Raw data:
Start
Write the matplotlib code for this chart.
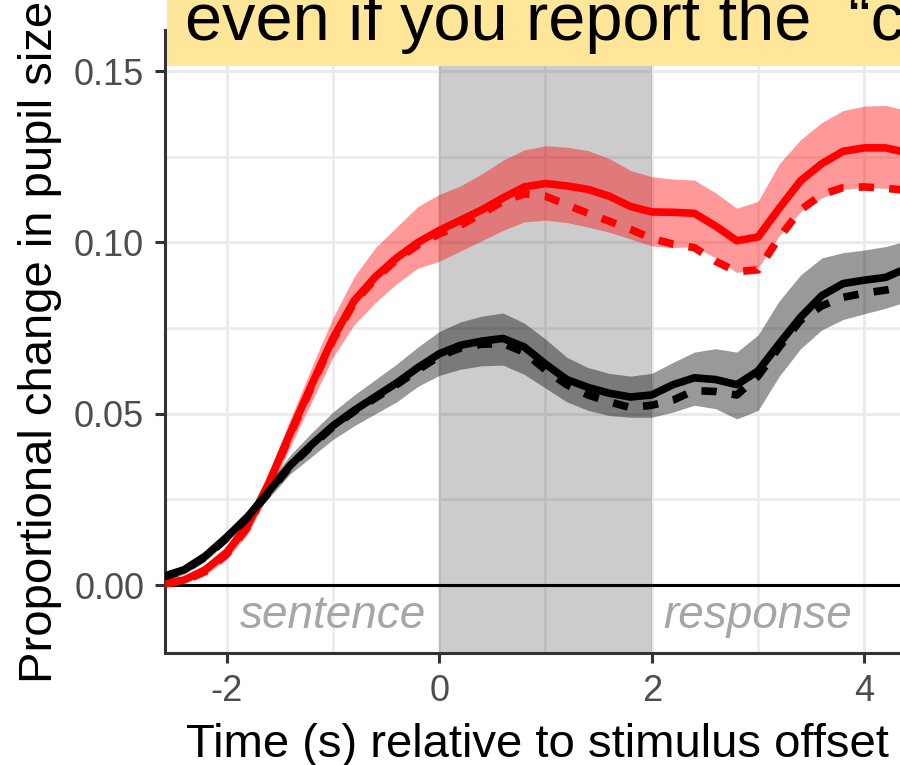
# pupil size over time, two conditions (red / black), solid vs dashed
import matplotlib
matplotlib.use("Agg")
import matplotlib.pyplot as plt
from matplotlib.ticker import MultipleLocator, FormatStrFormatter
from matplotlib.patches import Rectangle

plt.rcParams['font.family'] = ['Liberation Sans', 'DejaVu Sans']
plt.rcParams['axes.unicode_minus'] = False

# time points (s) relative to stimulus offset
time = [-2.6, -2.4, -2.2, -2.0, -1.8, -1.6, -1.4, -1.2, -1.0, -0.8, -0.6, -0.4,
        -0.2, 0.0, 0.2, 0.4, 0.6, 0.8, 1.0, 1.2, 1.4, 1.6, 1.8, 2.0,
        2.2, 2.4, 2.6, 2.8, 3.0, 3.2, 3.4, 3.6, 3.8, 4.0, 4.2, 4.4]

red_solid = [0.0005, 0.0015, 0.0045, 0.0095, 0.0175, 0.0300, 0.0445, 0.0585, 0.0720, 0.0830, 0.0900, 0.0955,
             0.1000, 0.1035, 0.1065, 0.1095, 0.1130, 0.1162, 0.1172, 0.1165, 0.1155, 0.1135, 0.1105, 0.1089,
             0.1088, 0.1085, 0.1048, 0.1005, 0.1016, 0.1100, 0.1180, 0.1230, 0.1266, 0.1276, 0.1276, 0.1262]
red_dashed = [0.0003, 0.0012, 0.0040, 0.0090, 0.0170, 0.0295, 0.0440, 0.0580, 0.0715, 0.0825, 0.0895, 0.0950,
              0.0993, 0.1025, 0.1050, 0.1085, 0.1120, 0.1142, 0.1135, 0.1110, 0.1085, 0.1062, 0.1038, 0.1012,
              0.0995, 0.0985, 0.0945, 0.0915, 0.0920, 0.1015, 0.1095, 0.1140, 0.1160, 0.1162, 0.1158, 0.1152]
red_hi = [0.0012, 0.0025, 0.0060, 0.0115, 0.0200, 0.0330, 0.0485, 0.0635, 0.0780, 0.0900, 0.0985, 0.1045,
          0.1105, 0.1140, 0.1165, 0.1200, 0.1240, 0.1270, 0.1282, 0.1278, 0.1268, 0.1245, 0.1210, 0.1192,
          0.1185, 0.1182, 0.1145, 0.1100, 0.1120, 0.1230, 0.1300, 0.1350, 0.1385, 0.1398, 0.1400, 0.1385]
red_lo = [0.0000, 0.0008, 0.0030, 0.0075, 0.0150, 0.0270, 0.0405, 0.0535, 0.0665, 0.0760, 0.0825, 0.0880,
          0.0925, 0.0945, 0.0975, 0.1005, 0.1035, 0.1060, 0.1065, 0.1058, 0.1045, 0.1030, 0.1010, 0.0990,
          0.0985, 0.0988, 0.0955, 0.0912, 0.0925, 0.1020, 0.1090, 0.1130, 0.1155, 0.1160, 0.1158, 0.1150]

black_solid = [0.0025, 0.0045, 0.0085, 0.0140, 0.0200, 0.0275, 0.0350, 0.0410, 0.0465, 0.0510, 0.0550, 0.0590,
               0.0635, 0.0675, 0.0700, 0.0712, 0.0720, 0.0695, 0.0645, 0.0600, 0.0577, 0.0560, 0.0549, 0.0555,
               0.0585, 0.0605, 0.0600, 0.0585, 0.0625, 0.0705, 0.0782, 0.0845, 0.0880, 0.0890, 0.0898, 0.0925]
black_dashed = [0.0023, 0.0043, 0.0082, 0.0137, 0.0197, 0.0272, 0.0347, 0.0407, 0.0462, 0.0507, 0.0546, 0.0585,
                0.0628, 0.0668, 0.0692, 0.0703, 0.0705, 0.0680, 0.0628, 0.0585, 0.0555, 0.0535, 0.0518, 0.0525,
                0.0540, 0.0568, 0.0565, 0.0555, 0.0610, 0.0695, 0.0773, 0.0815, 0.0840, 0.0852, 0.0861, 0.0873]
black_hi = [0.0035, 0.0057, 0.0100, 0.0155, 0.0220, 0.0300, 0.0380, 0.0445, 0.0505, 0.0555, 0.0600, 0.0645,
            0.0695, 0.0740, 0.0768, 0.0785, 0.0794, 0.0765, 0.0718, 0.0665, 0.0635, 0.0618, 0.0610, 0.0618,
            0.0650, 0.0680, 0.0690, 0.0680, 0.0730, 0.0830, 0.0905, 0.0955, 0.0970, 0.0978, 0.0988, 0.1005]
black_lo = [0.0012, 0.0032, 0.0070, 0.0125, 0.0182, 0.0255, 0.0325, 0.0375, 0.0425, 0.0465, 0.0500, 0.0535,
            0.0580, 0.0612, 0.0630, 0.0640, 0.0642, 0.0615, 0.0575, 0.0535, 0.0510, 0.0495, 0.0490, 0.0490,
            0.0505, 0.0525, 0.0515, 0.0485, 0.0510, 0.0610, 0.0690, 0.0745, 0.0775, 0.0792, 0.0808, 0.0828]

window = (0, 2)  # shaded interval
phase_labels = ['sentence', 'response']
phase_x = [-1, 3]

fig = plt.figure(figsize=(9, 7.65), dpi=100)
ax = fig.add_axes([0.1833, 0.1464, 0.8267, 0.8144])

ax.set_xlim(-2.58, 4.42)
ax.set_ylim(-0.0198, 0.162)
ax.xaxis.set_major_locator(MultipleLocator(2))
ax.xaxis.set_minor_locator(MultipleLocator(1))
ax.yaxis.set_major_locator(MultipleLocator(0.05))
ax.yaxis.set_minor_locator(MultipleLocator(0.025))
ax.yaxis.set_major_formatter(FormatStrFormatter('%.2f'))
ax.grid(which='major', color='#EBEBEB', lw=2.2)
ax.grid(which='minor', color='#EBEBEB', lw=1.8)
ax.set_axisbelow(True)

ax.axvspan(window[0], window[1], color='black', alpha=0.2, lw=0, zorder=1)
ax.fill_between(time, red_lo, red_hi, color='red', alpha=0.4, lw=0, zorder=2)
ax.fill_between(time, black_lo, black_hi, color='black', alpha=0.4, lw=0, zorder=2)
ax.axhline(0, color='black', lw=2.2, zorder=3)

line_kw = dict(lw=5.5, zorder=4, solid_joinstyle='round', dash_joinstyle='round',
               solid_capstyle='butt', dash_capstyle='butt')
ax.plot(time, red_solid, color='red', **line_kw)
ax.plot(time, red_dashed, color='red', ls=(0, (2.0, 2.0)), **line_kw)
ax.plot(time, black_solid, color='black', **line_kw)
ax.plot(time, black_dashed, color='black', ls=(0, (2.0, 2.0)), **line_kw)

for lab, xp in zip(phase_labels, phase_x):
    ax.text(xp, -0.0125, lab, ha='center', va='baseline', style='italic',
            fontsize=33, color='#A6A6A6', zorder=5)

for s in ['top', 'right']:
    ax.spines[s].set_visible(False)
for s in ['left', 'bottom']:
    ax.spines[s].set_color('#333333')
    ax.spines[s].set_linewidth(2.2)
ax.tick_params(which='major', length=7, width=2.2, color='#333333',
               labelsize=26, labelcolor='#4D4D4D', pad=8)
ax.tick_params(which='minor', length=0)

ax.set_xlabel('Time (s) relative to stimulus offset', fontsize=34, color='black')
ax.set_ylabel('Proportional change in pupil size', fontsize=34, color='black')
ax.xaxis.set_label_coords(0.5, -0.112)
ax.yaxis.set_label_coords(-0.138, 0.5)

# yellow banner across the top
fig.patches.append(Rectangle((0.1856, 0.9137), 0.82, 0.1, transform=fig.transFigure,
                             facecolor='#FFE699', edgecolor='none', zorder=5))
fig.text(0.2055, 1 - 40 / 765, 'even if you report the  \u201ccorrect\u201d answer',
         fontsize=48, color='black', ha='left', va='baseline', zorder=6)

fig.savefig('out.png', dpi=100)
End
Job: Only the number is wanted: how many lines of the material above include the word "matplotlib"?

Response for this exercise: 6